An Int (or TinyInt) aligned to an Enum field would be my methodology.

First, if you have a single bit field in a database, the row will still use a full byte, so as far as space savings, it only pays off if you have multiple bit fields.

Second, strings/chars have a "magic value" feel to them, regardless of how obvious they may seem at design time. Not to mention, it lets people store just about any value they would not necessarily map to anything obvious.

Third, a numeric value is much easier (and better practice) to create a lookup table for, in order to enforce referential integrity, and can correlate 1-to-1 with an enum, so there is parity in storing the value in memory within the application or in the database.


Option 3 is your best bet, but not all DB engines have a "bit" type.
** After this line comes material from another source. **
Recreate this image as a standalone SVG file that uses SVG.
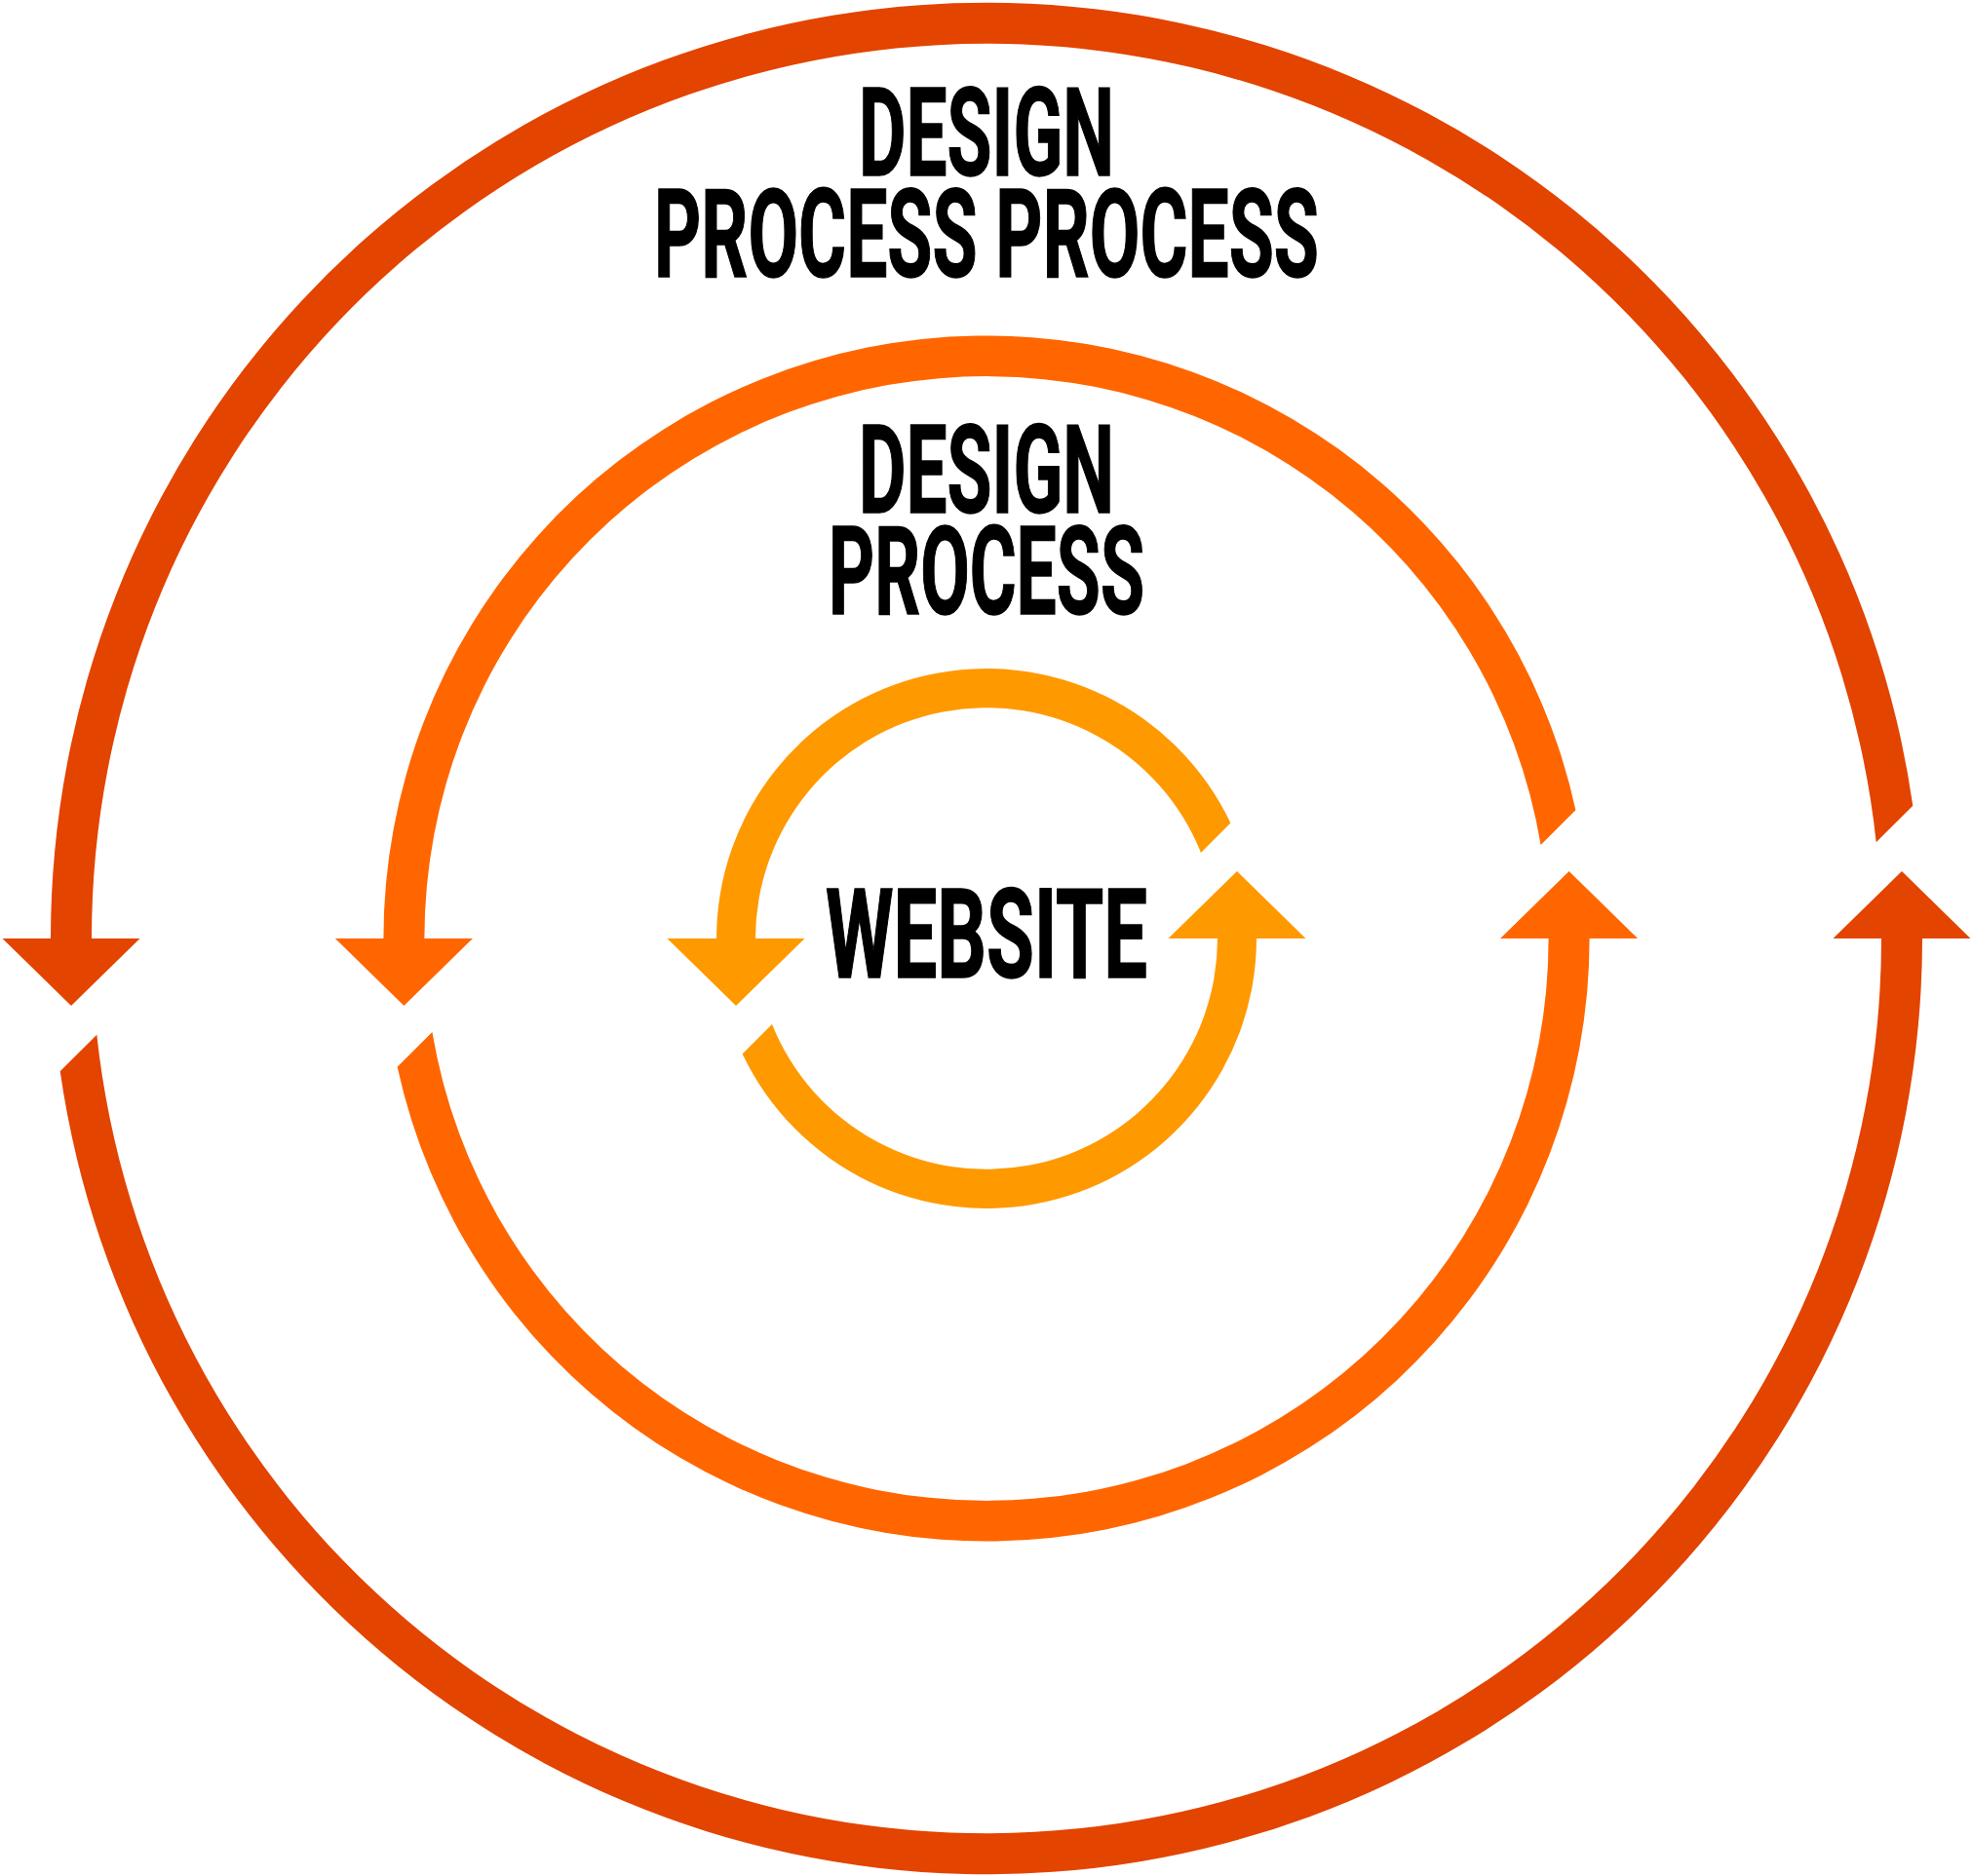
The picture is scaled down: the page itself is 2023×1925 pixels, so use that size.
<svg xmlns="http://www.w3.org/2000/svg" width="2023" height="1925" viewBox="0 0 2023 1925">
  <style>
    .outer { fill: #E34400; }
    .middle { fill: #FF6600; }
    .inner { fill: #FF9900; }
    .lbl { font-family: Roboto, "Liberation Sans", Arial, sans-serif; font-weight: bold; font-size: 126px; fill: #000; stroke: #000; stroke-width: 1.5; text-anchor: middle; }
  </style>
  <rect width="2023" height="1925" fill="#fff"/>
  <g id="connectors" transform="translate(1012,963)">
    <g id="outer-cycle">
      <path class="outer" d="M -960 0 A 960 960 0 0 1 950.3 -136.3 L 912.7 -98.7 A 918 918 0 0 0 -918 0 L -868.5 0 L -939 69 L -1009.5 0 Z"/>
      <path class="outer" d="M 960 0 A 960 960 0 0 1 -950.3 136.3 L -912.7 98.7 A 918 918 0 0 0 918 0 L 868.5 0 L 939 -69 L 1009.5 0 Z"/>
    </g>
    <g id="middle-cycle">
      <path class="middle" d="M -618.6 0 A 618.6 618.6 0 0 1 604.4 -131.8 L 568.6 -96 A 576.6 576.6 0 0 0 -576.6 0 L -527.1 0 L -597.6 69 L -668.1 0 Z"/>
      <path class="middle" d="M 618.6 0 A 618.6 618.6 0 0 1 -604.4 131.8 L -568.6 96 A 576.6 576.6 0 0 0 576.6 0 L 527.1 0 L 597.6 -69 L 668.1 0 Z"/>
    </g>
    <g id="inner-cycle">
      <path class="inner" d="M -277 0 A 277 277 0 0 1 250.4 -118.4 L 220 -88 A 237 237 0 0 0 -237 0 L -186.5 0 L -257 69 L -327.5 0 Z"/>
      <path class="inner" d="M 277 0 A 277 277 0 0 1 -250.4 118.4 L -220 88 A 237 237 0 0 0 237 0 L 186.5 0 L 257 -69 L 327.5 0 Z"/>
    </g>
  </g>
  <g id="label-design-process-process">
    <text class="lbl" x="1012" y="180" textLength="262" lengthAdjust="spacingAndGlyphs">DESIGN</text>
    <text class="lbl" x="1012" y="284" textLength="682" lengthAdjust="spacingAndGlyphs">PROCESS PROCESS</text>
  </g>
  <g id="label-design-process">
    <text class="lbl" x="1012" y="526" textLength="262" lengthAdjust="spacingAndGlyphs">DESIGN</text>
    <text class="lbl" x="1012" y="630" textLength="324" lengthAdjust="spacingAndGlyphs">PROCESS</text>
  </g>
  <g id="label-website">
    <text class="lbl" x="1012" y="1003" textLength="330" lengthAdjust="spacingAndGlyphs" style="font-size:128px">WEBSITE</text>
  </g>
</svg>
If you don't have a bit, then TinyINT would be your best bet.


CREATE TABLE Admission (
    Rno INT PRIMARY KEY AUTO_INCREMENT,
    Name VARCHAR(25) NOT NULL,
    Gender ENUM('M','F'),
    Boolean_Valu boolean,
    Dob Date,
    Fees numeric(7,2) NOT NULL
);




insert into Admission (Name,Gender,Boolean_Valu,Dob,Fees)values('Raj','M',true,'1990-07-12',50000);
insert into Admission (Name,Gender,Boolean_Valu,Dob,Fees)values('Rani','F',false,'1994-05-10',15000);
select * from admission;

enter link description here


There is already an ISO standard for this; no need to invent your own scheme:

http://en.wikipedia.org/wiki/ISO_5218

Per the standard, the column should be called "Sex" and the 'closest' data type would be tinyint with a CHECK constraint or lookup table as appropriate.